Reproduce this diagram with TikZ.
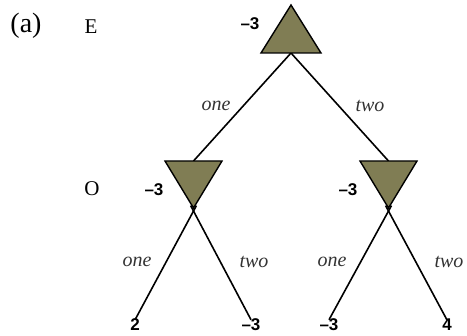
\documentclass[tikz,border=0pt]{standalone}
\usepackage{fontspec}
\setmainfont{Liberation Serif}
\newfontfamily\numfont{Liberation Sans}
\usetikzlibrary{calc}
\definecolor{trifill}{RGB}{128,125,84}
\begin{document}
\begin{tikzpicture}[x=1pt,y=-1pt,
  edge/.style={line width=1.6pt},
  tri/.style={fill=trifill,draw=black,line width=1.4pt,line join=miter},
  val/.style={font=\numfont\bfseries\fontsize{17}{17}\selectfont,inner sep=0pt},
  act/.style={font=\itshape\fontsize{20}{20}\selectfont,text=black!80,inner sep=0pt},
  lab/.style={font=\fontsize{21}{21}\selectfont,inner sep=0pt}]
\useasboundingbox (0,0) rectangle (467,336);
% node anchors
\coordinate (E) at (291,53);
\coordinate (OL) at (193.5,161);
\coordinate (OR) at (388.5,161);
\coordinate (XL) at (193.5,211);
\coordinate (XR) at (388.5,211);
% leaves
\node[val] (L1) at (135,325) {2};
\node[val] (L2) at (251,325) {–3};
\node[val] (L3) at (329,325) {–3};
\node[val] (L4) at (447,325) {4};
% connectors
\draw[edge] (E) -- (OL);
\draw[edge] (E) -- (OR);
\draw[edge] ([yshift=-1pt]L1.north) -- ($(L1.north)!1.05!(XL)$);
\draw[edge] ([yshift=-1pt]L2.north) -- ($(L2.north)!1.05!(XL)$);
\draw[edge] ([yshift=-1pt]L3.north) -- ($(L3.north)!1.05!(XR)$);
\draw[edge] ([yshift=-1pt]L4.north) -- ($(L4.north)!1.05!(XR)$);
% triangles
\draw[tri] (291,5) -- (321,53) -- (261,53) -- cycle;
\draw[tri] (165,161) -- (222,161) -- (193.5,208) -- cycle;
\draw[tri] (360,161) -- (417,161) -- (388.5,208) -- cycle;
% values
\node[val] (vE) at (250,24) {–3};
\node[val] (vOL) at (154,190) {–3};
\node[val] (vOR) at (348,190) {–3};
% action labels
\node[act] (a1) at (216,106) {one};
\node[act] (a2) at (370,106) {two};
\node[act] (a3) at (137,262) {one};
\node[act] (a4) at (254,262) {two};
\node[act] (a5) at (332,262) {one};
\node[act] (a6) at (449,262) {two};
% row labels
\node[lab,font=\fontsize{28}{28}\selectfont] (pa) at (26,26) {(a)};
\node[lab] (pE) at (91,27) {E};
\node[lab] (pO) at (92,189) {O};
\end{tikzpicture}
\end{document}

■ ■ ■ ■ ■ ■ ■

**WRITTEN INSTRUCTION**
Make an exact copy of the data above, pictures excluded.

**THE REPLY**
Reproduce this diagram with TikZ.
\documentclass[tikz,border=0pt]{standalone}
\usepackage{fontspec}
\setmainfont{Liberation Serif}
\newfontfamily\numfont{Liberation Sans}
\usetikzlibrary{calc}
\definecolor{trifill}{RGB}{128,125,84}
\begin{document}
\begin{tikzpicture}[x=1pt,y=-1pt,
  edge/.style={line width=1.6pt},
  tri/.style={fill=trifill,draw=black,line width=1.4pt,line join=miter},
  val/.style={font=\numfont\bfseries\fontsize{17}{17}\selectfont,inner sep=0pt},
  act/.style={font=\itshape\fontsize{20}{20}\selectfont,text=black!80,inner sep=0pt},
  lab/.style={font=\fontsize{21}{21}\selectfont,inner sep=0pt}]
\useasboundingbox (0,0) rectangle (467,336);
% node anchors
\coordinate (E) at (291,53);
\coordinate (OL) at (193.5,161);
\coordinate (OR) at (388.5,161);
\coordinate (XL) at (193.5,211);
\coordinate (XR) at (388.5,211);
% leaves
\node[val] (L1) at (135,325) {2};
\node[val] (L2) at (251,325) {–3};
\node[val] (L3) at (329,325) {–3};
\node[val] (L4) at (447,325) {4};
% connectors
\draw[edge] (E) -- (OL);
\draw[edge] (E) -- (OR);
\draw[edge] ([yshift=-1pt]L1.north) -- ($(L1.north)!1.05!(XL)$);
\draw[edge] ([yshift=-1pt]L2.north) -- ($(L2.north)!1.05!(XL)$);
\draw[edge] ([yshift=-1pt]L3.north) -- ($(L3.north)!1.05!(XR)$);
\draw[edge] ([yshift=-1pt]L4.north) -- ($(L4.north)!1.05!(XR)$);
% triangles
\draw[tri] (291,5) -- (321,53) -- (261,53) -- cycle;
\draw[tri] (165,161) -- (222,161) -- (193.5,208) -- cycle;
\draw[tri] (360,161) -- (417,161) -- (388.5,208) -- cycle;
% values
\node[val] (vE) at (250,24) {–3};
\node[val] (vOL) at (154,190) {–3};
\node[val] (vOR) at (348,190) {–3};
% action labels
\node[act] (a1) at (216,106) {one};
\node[act] (a2) at (370,106) {two};
\node[act] (a3) at (137,262) {one};
\node[act] (a4) at (254,262) {two};
\node[act] (a5) at (332,262) {one};
\node[act] (a6) at (449,262) {two};
% row labels
\node[lab,font=\fontsize{28}{28}\selectfont] (pa) at (26,26) {(a)};
\node[lab] (pE) at (91,27) {E};
\node[lab] (pO) at (92,189) {O};
\end{tikzpicture}
\end{document}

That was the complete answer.